Harfleur is stormed and yielded; the captains squabble, Katharine learns English, and Bardolph hangs as the armies near Agincourt.
- Scene 1 — France. Before Harfleur.
The Chorus carries the fleet to France and the siege of Harfleur. At the breach the King rallies his faltering men with the great cry 'Once more unto the breach, dear friends, once more.'
- Scene 2 — The same.
The cowardly Pistol, Nym, and Bardolph hang back from the assault until the Boy and Fluellen drive them on.
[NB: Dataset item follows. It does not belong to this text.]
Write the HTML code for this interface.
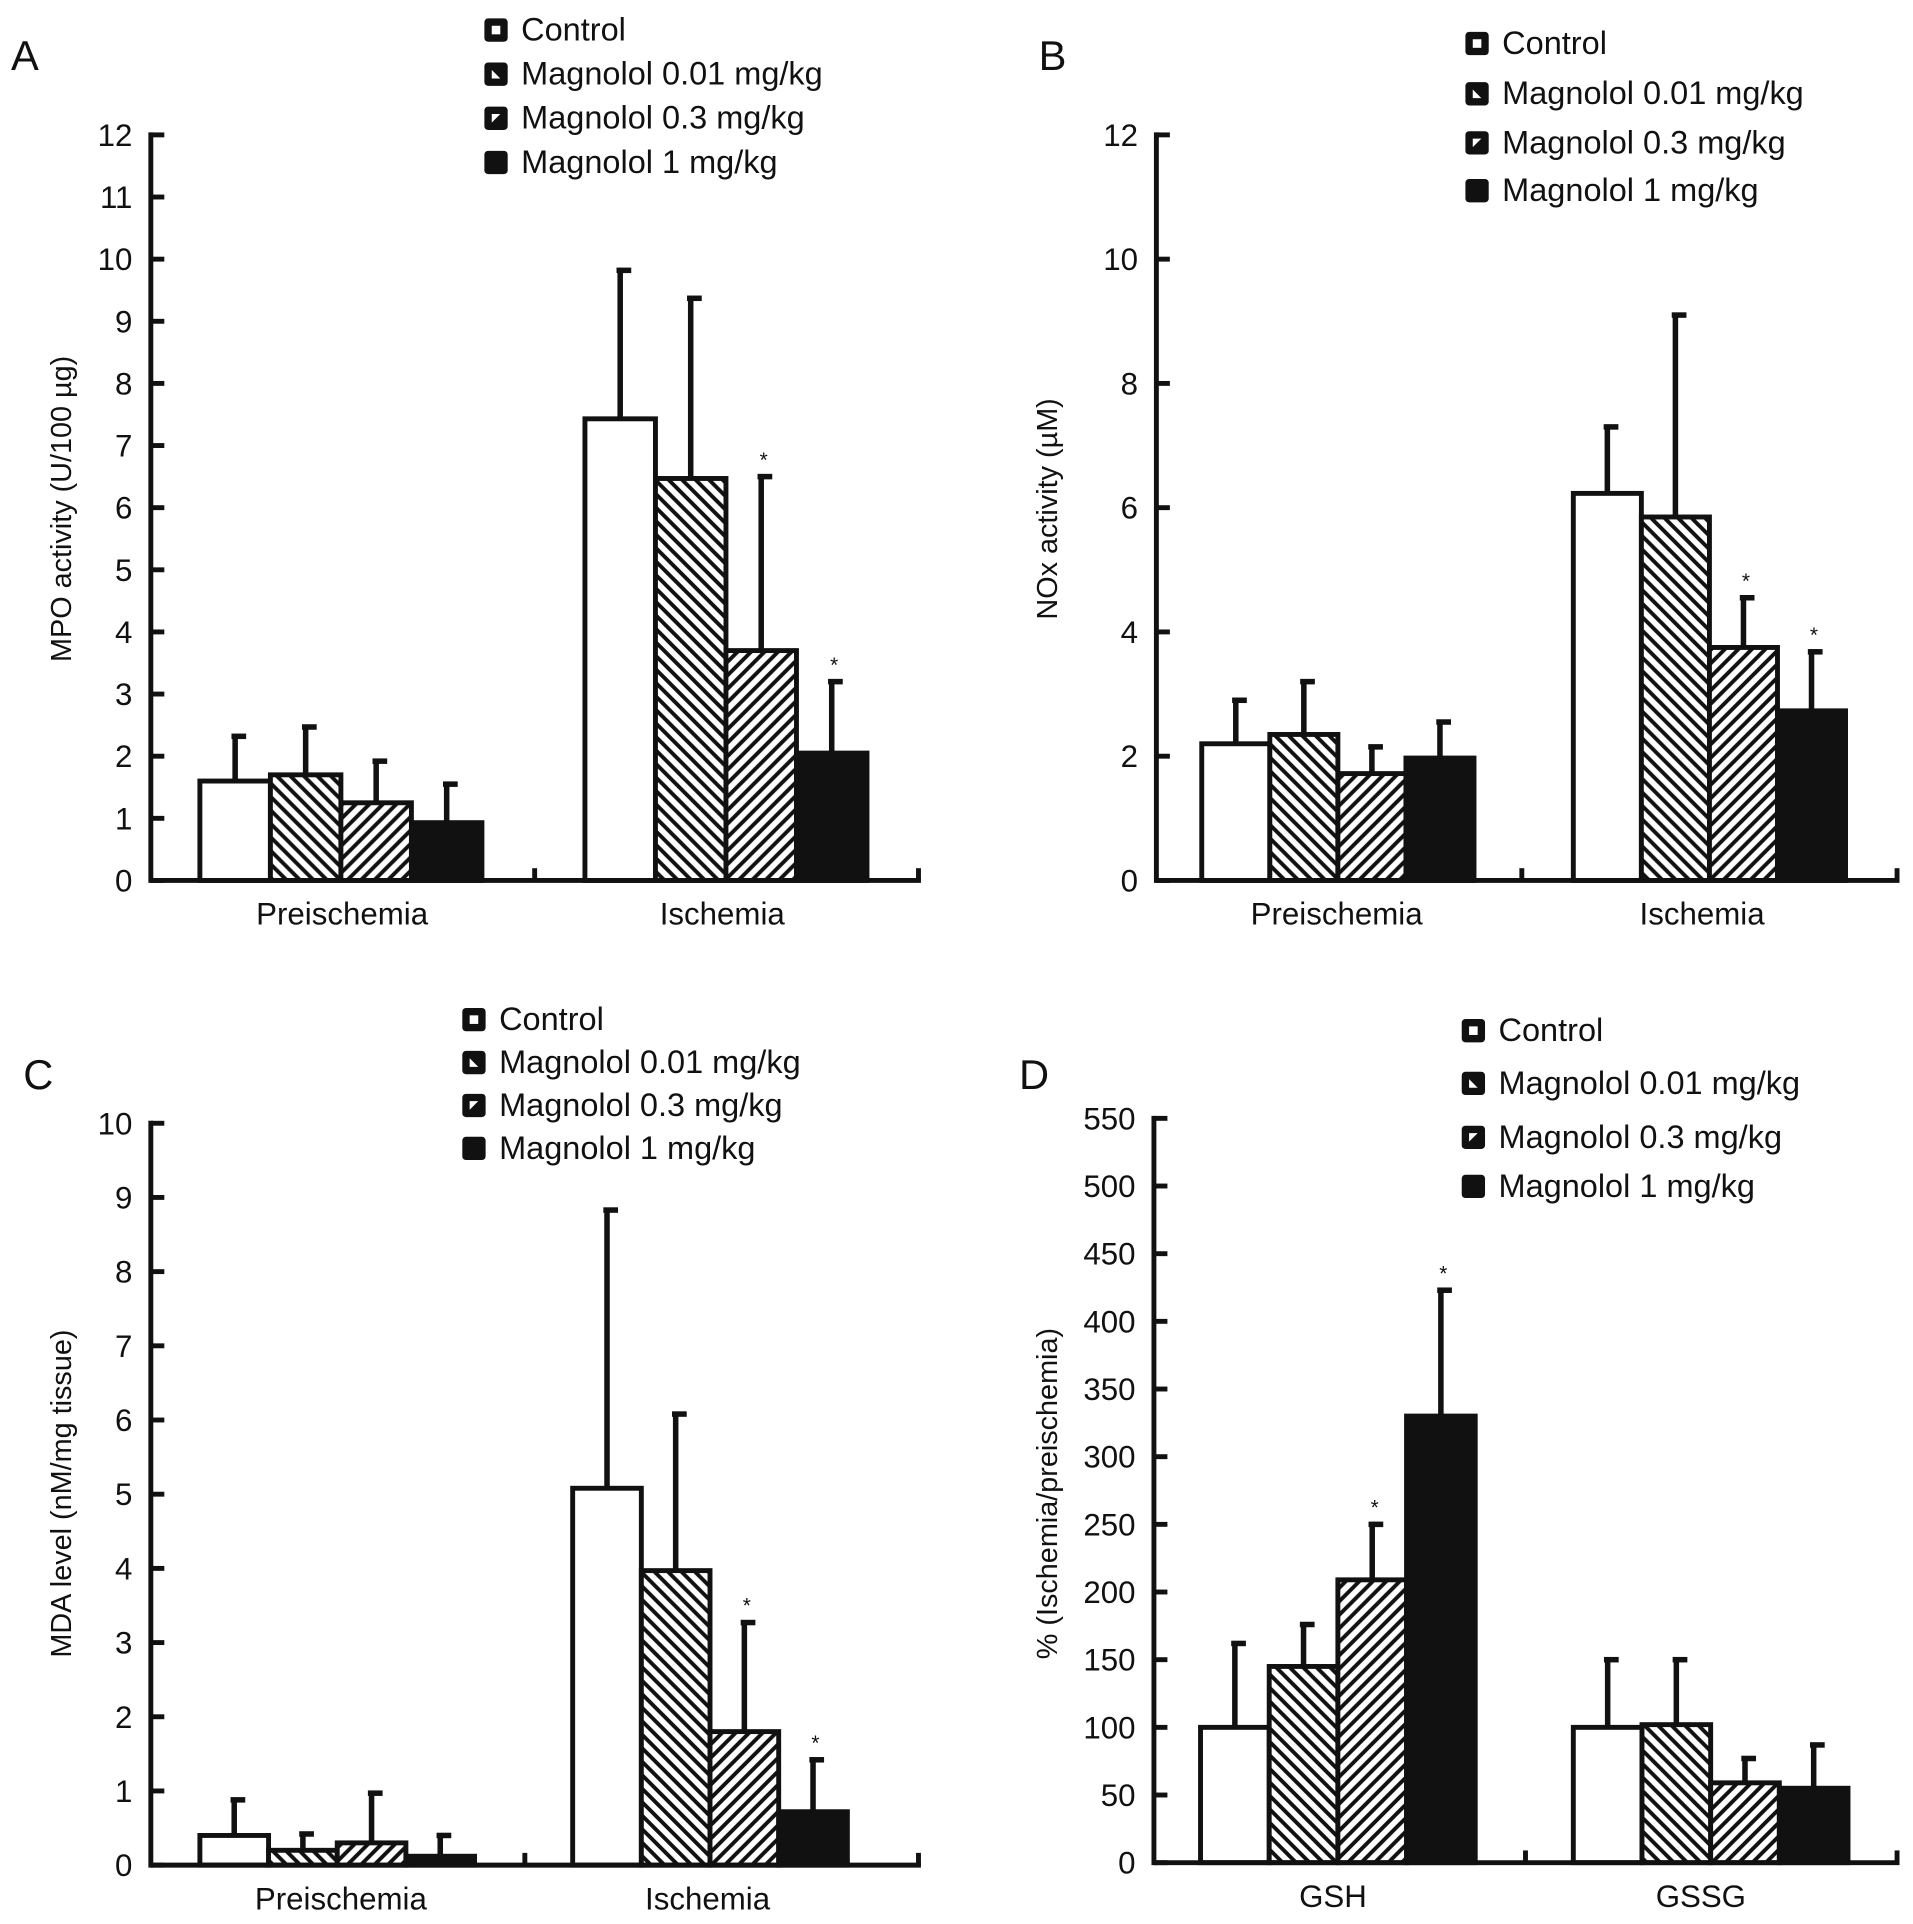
<!DOCTYPE html>
<html><head><meta charset="utf-8">
<style>
html,body{margin:0;padding:0;background:#fff;}
svg{display:block;}
text{font-family:"Liberation Sans",Arial,sans-serif;fill:#111;}
</style></head>
<body>
<svg id="fig" width="1913" height="1924" viewBox="0 0 1560 1569" preserveAspectRatio="none" xmlns="http://www.w3.org/2000/svg">
<defs>
<pattern id="hatchBack" patternUnits="userSpaceOnUse" width="11" height="11">
<rect width="11" height="11" fill="#fff"/>
<path d="M-3,-3 L14,14 M-3,8 L3,14 M8,-3 L14,3" stroke="#111" stroke-width="3.2"/>
</pattern>
<pattern id="hatchFwd" patternUnits="userSpaceOnUse" width="11" height="11">
<rect width="11" height="11" fill="#fff"/>
<path d="M-3,14 L14,-3 M-3,3 L3,-3 M8,14 L14,8" stroke="#111" stroke-width="3.2"/>
</pattern>
</defs>
</svg>
<script>
// ---- data ----
const seriesNames = ["Control","Magnolol 0.01 mg/kg","Magnolol 0.3 mg/kg","Magnolol 1 mg/kg"];
const aCategories = ["Preischemia","Ischemia"];
const aValues = [[1.6,1.7,1.25,0.93],[7.43,6.47,3.7,2.05]];
const aErrors = [[0.72,0.77,0.67,0.62],[2.39,2.9,2.8,1.15]];
const aStars = [[0,0,0,0],[0,0,1,1]];
const aTicks = [0,1,2,3,4,5,6,7,8,9,10,11,12];

const bCategories = ["Preischemia","Ischemia"];
const bValues = [[2.2,2.35,1.72,1.97],[6.23,5.85,3.75,2.73]];
const bErrors = [[0.7,0.85,0.43,0.58],[1.07,3.25,0.8,0.95]];
const bStars = [[0,0,0,0],[0,0,1,1]];
const bTicks = [0,2,4,6,8,10,12];

const cCategories = ["Preischemia","Ischemia"];
const cValues = [[0.4,0.2,0.3,0.12],[5.08,3.97,1.8,0.72]];
const cErrors = [[0.48,0.22,0.67,0.28],[3.75,2.11,1.47,0.7]];
const cStars = [[0,0,0,0],[0,0,1,1]];
const cTicks = [0,1,2,3,4,5,6,7,8,9,10];

const dCategories = ["GSH","GSSG"];
const dValues = [[100,145,209,330],[100,102,59,55]];
const dErrors = [[62,31,41,93],[50,48,18,32]];
const dStars = [[0,0,1,1],[0,0,0,0]];
const dTicks = [0,50,100,150,200,250,300,350,400,450,500,550];

const NS="http://www.w3.org/2000/svg";
const svg=document.getElementById('fig');
function el(tag,attrs,parent){const e=document.createElementNS(NS,tag);for(const k in attrs)e.setAttribute(k,attrs[k]);(parent||svg).appendChild(e);return e;}
const fills=["#fff","url(#hatchBack)","url(#hatchFwd)","#111"];

function panel(cfg){
  const g=el('g',{});
  
  
  const yMax=cfg.ticks[cfg.ticks.length-1];
  const y=v=>cfg.y0-(v/yMax)*(cfg.y0-cfg.yTop);
  const L=el('text',{x:cfg.letterX,y:cfg.letterY,'font-size':34},g);L.textContent=cfg.id.toUpperCase();
  
  
  for(let c=0;c<cfg.cats.length;c++){
    for(let s=0;s<4;s++){
      const x0=cfg.groupX[c]+s*cfg.bw;
      const v=cfg.vals[c][s],e=cfg.errs[c][s];
      const top=y(v), cx=x0+cfg.bw/2;
      const r=el('rect',{x:x0,y:top,width:cfg.bw,height:cfg.y0-top,fill:fills[s],stroke:'#111','stroke-width':4},g);
      
      
      const et=y(v+e);
      const ln=el('line',{x1:cx,y1:top,x2:cx,y2:et,stroke:'#111','stroke-width':4.5},g);
      
      
      el('line',{x1:cx-3,y1:et,x2:cx+9,y2:et,stroke:'#111','stroke-width':4.5},g);
      if(cfg.stars[c][s]){
        const st=el('text',{x:cx+2,y:et-8,'font-size':17,'text-anchor':'middle'},g);st.textContent='*';
        
        
      }
    }
    const xl=el('text',{x:cfg.catX[c],y:cfg.y0+36,'font-size':25.5,'text-anchor':'middle'},g);xl.textContent=cfg.cats[c];
    
    
  }
  el('line',{x1:cfg.ax,y1:cfg.y0,x2:cfg.xEnd,y2:cfg.y0,stroke:'#111','stroke-width':4},g);
  el('line',{x1:cfg.ax,y1:cfg.y0+2,x2:cfg.ax,y2:cfg.yTop-2,stroke:'#111','stroke-width':4},g);
  el('line',{x1:cfg.midTick,y1:cfg.y0,x2:cfg.midTick,y2:cfg.y0-10,stroke:'#111','stroke-width':4},g);
  el('line',{x1:cfg.xEnd-2,y1:cfg.y0,x2:cfg.xEnd-2,y2:cfg.y0-10,stroke:'#111','stroke-width':4},g);
  for(const t of cfg.ticks){
    el('line',{x1:cfg.ax,y1:y(t),x2:cfg.ax+11,y2:y(t),stroke:'#111','stroke-width':4},g);
    const tl=el('text',{x:cfg.ax-15,y:y(t)+9,'font-size':25.5,'text-anchor':'end'},g);tl.textContent=t;
    
    
  }
  const yl=el('text',{x:0,y:0,'font-size':23.5,'text-anchor':'middle',transform:`translate(${cfg.ylX},${cfg.ylY}) rotate(-90)`},g);
  yl.textContent=cfg.ylabel;
  
  
  for(let s=0;s<4;s++){
    const ly=cfg.legY[s];
    const lg=el('g',{},g);
    
    
    el('rect',{x:cfg.legX,y:ly-9,width:19,height:19,rx:3,fill:'#111'},lg);
    if(s===0) el('rect',{x:cfg.legX+6,y:ly-3,width:7,height:7,fill:'#fff'},lg);
    if(s===1) el('path',{d:`M${cfg.legX+6},${ly-3} L${cfg.legX+13},${ly+4} L${cfg.legX+6},${ly+4} Z`,fill:'#fff'},lg);
    if(s===2) el('path',{d:`M${cfg.legX+6},${ly-3} L${cfg.legX+13},${ly-3} L${cfg.legX+6},${ly+4} Z`,fill:'#fff'},lg);
    const tx=el('text',{x:cfg.legX+30,y:ly+9,'font-size':26.5},lg);tx.textContent=seriesNames[s];
  }
}

panel({id:'a',cats:aCategories,vals:aValues,errs:aErrors,stars:aStars,ticks:aTicks,
  ax:123,xEnd:751,y0:718,yTop:110,midTick:436,groupX:[163,477],bw:57.5,catX:[279,589],
  letterX:9,letterY:57,ylX:58,ylY:415,ylabel:'MPO activity (U/100 µg)',legX:395,legY:[24,60,96,132]});
panel({id:'b',cats:bCategories,vals:bValues,errs:bErrors,stars:bStars,ticks:bTicks,
  ax:943,xEnd:1549,y0:718,yTop:110,midTick:1241,groupX:[980,1283],bw:55.5,catX:[1090,1388],
  letterX:847,letterY:57,ylX:862,ylY:415,ylabel:'NOx activity (µM)',legX:1195,legY:[35,76,116,155]});
panel({id:'c',cats:cCategories,vals:cValues,errs:cErrors,stars:cStars,ticks:cTicks,
  ax:123,xEnd:751,y0:1521,yTop:916,midTick:428,groupX:[163,467],bw:56,catX:[278,577],
  letterX:19,letterY:888,ylX:58,ylY:1218,ylabel:'MDA level (nM/mg tissue)',legX:377,legY:[831,866,901,936]});
panel({id:'d',cats:dCategories,vals:dValues,errs:dErrors,stars:dStars,ticks:dTicks,
  ax:941,xEnd:1549,y0:1519,yTop:912,midTick:1244,groupX:[979,1283],bw:56,catX:[1087,1387],
  letterX:831,letterY:888,ylX:862,ylY:1218,ylabel:'% (Ischemia/preischemia)',legX:1192,legY:[840,883,927,967]});
</script>
</body></html>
The four captains — Welsh Fluellen, English Gower, Scots Jamy, and Irish Macmorris — wrangle over the mines and the conduct of the siege.
- Scene 3 — Before the gates.
Before the walls Henry warns the Governor of Harfleur in terrifying terms of the rape and slaughter a sack would bring; with no French relief in sight, the Governor yields the town.
- Scene 4 — The French King's palace.
In a scene entirely in French, Princess Katharine takes an English lesson from her gentlewoman Alice, blushing as the new words sound like French obscenities — a comic preparation to meet her conqueror.
- Scene 5 — The same.
At the French court the King and his nobles, shamed that the ragged English have marched so far, name a long roll of great lords and send the herald Montjoy to demand Henry's ransom.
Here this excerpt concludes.